**The problem:**
In the data below, locate the line containing "Rebuild this diagram" and the line containing "(33,37) rectangle (314,152);", then retype both and everything between them exactly. Pictures are not part of the copy.

**Given information:**
○ ○ ○

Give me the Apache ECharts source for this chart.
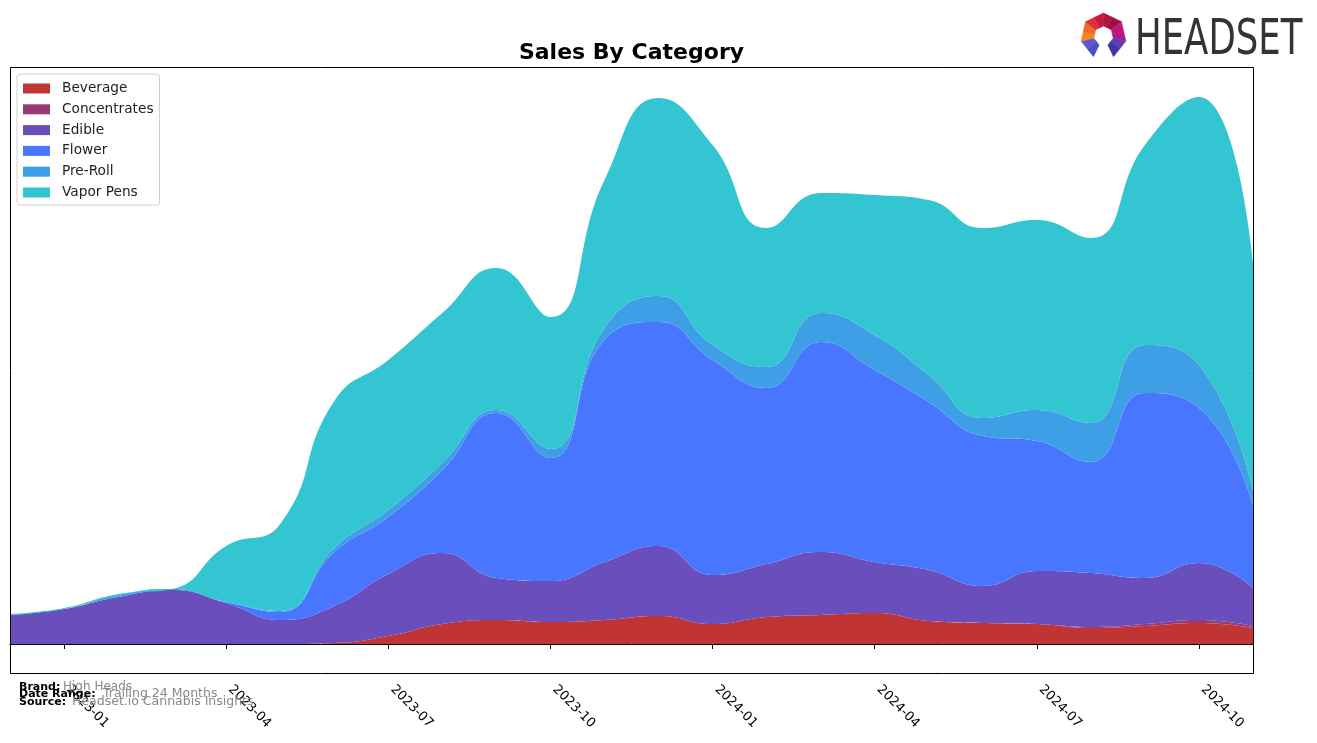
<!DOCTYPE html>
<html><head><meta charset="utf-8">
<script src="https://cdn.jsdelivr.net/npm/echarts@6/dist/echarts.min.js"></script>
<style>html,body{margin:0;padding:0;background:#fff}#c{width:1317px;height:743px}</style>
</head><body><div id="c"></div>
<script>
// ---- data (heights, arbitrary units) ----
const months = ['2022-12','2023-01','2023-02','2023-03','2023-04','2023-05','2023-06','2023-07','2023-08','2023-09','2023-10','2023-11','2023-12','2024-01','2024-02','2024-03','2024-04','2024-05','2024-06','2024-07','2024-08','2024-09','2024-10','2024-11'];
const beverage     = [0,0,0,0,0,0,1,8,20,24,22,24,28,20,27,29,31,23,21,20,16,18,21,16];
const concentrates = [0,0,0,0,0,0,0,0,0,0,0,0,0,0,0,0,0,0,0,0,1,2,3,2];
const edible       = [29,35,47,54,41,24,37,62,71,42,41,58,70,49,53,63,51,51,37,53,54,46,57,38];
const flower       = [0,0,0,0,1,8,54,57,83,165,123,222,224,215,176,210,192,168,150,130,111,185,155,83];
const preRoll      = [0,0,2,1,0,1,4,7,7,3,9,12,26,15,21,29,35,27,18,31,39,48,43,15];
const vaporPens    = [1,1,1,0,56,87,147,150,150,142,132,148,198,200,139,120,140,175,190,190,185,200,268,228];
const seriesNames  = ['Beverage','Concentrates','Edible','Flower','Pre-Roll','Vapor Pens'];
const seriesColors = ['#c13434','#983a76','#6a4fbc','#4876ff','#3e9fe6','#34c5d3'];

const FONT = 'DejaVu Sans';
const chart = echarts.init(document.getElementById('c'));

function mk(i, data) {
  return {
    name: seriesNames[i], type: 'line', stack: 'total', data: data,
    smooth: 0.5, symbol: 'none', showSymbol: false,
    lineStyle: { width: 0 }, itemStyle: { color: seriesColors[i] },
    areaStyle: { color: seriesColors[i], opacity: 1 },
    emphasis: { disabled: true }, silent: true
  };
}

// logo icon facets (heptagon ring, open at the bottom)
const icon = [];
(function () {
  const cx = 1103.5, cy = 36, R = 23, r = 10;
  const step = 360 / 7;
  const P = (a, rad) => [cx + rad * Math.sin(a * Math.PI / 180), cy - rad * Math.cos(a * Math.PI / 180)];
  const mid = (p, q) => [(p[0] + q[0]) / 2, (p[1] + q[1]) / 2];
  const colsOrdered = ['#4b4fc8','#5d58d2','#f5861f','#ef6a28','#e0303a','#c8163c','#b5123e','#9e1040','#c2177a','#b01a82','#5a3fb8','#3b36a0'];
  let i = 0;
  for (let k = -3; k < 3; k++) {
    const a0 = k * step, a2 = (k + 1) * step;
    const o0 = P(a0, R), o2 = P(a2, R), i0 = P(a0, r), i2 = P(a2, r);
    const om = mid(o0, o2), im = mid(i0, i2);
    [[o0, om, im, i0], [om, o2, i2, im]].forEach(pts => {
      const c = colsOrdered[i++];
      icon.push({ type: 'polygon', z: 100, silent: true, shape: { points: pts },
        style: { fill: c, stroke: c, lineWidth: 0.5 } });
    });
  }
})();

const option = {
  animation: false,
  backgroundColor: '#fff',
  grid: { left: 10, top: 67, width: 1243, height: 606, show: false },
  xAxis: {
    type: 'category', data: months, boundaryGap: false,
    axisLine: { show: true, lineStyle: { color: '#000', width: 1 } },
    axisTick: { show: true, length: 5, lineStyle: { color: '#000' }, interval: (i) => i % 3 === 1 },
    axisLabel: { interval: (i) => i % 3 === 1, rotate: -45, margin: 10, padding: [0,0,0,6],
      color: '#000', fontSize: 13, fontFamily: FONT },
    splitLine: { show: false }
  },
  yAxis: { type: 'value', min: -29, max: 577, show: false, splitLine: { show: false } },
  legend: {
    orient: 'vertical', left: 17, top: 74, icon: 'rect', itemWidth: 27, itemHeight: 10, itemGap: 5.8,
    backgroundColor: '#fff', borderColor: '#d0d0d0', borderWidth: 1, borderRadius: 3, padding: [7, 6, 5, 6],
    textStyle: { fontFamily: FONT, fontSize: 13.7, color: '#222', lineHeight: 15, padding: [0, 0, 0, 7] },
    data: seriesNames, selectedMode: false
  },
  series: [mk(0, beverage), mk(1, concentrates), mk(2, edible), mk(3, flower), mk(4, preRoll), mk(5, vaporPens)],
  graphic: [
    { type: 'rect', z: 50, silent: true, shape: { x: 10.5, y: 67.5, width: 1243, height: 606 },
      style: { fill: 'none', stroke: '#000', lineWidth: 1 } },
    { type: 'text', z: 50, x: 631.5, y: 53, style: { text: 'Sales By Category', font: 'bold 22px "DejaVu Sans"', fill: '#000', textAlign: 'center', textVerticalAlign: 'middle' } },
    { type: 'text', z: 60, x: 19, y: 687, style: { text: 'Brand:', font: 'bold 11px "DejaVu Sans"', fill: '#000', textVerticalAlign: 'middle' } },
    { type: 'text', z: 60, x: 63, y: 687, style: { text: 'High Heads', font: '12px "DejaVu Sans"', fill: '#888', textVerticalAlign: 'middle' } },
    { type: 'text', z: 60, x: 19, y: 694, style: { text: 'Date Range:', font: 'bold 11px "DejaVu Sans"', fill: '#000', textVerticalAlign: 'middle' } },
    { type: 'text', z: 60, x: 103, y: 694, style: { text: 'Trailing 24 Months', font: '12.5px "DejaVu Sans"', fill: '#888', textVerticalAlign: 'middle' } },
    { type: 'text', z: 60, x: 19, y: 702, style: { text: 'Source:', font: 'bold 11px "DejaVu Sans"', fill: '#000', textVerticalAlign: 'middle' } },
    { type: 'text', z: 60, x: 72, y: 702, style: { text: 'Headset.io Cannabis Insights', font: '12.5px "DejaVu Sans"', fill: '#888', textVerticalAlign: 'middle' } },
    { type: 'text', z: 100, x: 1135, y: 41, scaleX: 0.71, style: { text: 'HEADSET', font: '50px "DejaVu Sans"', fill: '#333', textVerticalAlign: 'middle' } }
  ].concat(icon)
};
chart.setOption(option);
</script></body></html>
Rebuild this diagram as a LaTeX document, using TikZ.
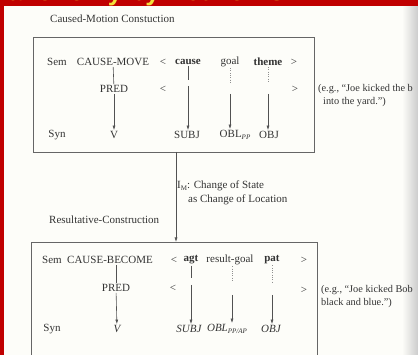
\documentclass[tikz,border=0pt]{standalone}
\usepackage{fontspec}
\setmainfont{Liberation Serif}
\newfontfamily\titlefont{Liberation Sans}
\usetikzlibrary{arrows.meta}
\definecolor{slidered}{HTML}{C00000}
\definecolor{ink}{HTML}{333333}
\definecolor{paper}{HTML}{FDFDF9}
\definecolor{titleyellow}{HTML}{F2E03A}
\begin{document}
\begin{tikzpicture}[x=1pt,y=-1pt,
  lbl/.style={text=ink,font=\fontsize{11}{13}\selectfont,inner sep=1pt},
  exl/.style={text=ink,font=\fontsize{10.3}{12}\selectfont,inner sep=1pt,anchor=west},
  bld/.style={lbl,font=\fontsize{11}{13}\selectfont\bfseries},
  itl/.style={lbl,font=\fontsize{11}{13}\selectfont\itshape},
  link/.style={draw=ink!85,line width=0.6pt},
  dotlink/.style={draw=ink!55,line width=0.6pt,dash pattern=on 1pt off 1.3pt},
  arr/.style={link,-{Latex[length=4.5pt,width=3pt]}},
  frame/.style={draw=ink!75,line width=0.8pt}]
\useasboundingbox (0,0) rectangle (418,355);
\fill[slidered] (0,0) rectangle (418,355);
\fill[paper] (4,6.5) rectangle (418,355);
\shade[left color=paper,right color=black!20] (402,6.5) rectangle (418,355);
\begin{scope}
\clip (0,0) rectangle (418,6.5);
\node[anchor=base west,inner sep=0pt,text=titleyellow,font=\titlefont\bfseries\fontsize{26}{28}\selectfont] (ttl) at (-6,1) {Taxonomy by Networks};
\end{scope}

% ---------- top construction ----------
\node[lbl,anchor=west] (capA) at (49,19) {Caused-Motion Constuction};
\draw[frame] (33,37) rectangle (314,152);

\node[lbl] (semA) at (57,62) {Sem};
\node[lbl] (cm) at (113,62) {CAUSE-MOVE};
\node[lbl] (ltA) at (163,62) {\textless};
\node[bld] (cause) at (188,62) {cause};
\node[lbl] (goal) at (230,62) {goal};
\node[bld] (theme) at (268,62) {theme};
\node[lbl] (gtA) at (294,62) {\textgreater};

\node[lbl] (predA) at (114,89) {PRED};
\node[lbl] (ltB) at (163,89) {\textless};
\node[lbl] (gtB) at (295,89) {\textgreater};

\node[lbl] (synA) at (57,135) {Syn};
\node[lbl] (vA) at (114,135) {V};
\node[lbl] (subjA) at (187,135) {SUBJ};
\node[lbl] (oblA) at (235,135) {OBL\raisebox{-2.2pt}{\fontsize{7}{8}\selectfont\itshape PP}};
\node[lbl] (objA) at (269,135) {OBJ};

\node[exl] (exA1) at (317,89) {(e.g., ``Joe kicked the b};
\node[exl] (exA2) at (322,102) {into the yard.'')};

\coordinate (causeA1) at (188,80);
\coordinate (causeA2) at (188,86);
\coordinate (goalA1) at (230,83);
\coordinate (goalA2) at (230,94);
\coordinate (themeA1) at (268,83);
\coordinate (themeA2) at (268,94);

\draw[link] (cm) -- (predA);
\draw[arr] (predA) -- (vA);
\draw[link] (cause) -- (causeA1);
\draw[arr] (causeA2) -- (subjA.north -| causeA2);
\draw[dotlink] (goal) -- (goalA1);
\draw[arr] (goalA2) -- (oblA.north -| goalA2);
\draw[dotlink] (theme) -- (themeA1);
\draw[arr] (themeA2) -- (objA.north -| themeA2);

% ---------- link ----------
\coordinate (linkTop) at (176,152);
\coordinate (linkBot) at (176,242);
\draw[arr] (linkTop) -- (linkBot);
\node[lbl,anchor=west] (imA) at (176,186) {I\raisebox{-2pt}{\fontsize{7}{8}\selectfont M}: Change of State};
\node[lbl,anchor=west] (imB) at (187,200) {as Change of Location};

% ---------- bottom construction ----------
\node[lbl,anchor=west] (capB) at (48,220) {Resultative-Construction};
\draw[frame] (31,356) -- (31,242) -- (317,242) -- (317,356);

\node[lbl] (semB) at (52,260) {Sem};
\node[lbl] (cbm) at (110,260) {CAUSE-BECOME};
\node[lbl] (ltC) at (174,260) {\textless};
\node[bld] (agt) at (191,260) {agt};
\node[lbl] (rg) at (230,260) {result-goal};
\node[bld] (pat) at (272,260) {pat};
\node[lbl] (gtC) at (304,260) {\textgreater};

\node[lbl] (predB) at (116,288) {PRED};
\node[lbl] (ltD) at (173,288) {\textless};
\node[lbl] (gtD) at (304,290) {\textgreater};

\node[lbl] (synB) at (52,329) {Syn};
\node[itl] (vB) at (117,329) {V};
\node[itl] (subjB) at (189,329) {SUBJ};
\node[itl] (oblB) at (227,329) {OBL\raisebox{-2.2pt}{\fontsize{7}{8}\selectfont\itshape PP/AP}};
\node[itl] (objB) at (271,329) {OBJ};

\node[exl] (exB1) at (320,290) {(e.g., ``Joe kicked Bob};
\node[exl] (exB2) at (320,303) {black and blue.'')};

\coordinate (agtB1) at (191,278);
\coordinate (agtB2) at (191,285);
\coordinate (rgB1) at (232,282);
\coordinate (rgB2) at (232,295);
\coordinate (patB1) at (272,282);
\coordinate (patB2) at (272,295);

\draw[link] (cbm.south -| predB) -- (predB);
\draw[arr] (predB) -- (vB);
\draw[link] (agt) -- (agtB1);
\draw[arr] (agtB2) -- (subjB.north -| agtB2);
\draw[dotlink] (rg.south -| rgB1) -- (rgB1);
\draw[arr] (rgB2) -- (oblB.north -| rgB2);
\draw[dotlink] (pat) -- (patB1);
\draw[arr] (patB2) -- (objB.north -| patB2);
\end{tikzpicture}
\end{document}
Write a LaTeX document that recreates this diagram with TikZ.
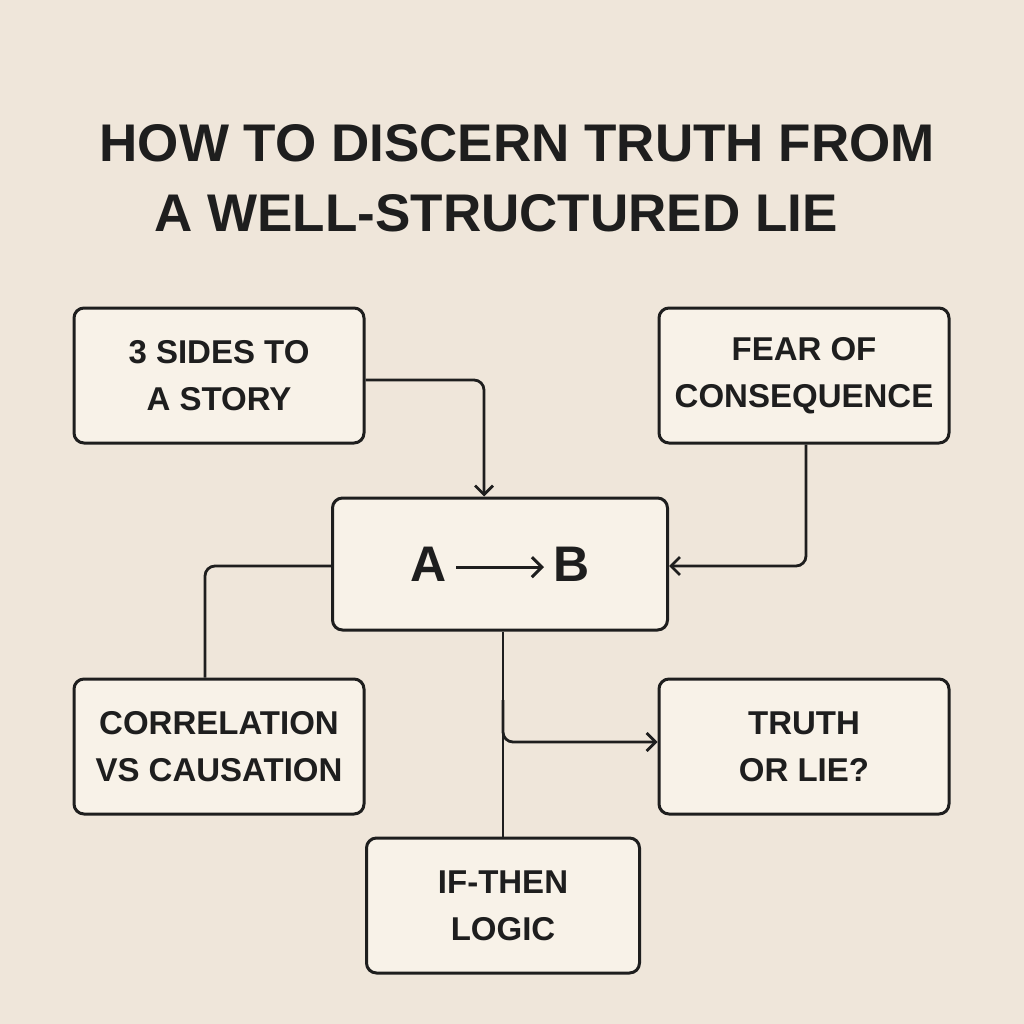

○ ○ ○

**Task response:**
Rebuild this diagram as a LaTeX document, using TikZ.
\documentclass[tikz,border=0pt]{standalone}
\usepackage{fontspec}
\setmainfont{Liberation Serif}
\newfontfamily\titlefont{Liberation Sans}
\usetikzlibrary{arrows.meta}
\definecolor{slidered}{HTML}{C00000}
\definecolor{ink}{HTML}{333333}
\definecolor{paper}{HTML}{FDFDF9}
\definecolor{titleyellow}{HTML}{F2E03A}
\begin{document}
\begin{tikzpicture}[x=1pt,y=-1pt,
  lbl/.style={text=ink,font=\fontsize{11}{13}\selectfont,inner sep=1pt},
  exl/.style={text=ink,font=\fontsize{10.3}{12}\selectfont,inner sep=1pt,anchor=west},
  bld/.style={lbl,font=\fontsize{11}{13}\selectfont\bfseries},
  itl/.style={lbl,font=\fontsize{11}{13}\selectfont\itshape},
  link/.style={draw=ink!85,line width=0.6pt},
  dotlink/.style={draw=ink!55,line width=0.6pt,dash pattern=on 1pt off 1.3pt},
  arr/.style={link,-{Latex[length=4.5pt,width=3pt]}},
  frame/.style={draw=ink!75,line width=0.8pt}]
\useasboundingbox (0,0) rectangle (418,355);
\fill[slidered] (0,0) rectangle (418,355);
\fill[paper] (4,6.5) rectangle (418,355);
\shade[left color=paper,right color=black!20] (402,6.5) rectangle (418,355);
\begin{scope}
\clip (0,0) rectangle (418,6.5);
\node[anchor=base west,inner sep=0pt,text=titleyellow,font=\titlefont\bfseries\fontsize{26}{28}\selectfont] (ttl) at (-6,1) {Taxonomy by Networks};
\end{scope}

% ---------- top construction ----------
\node[lbl,anchor=west] (capA) at (49,19) {Caused-Motion Constuction};
\draw[frame] (33,37) rectangle (314,152);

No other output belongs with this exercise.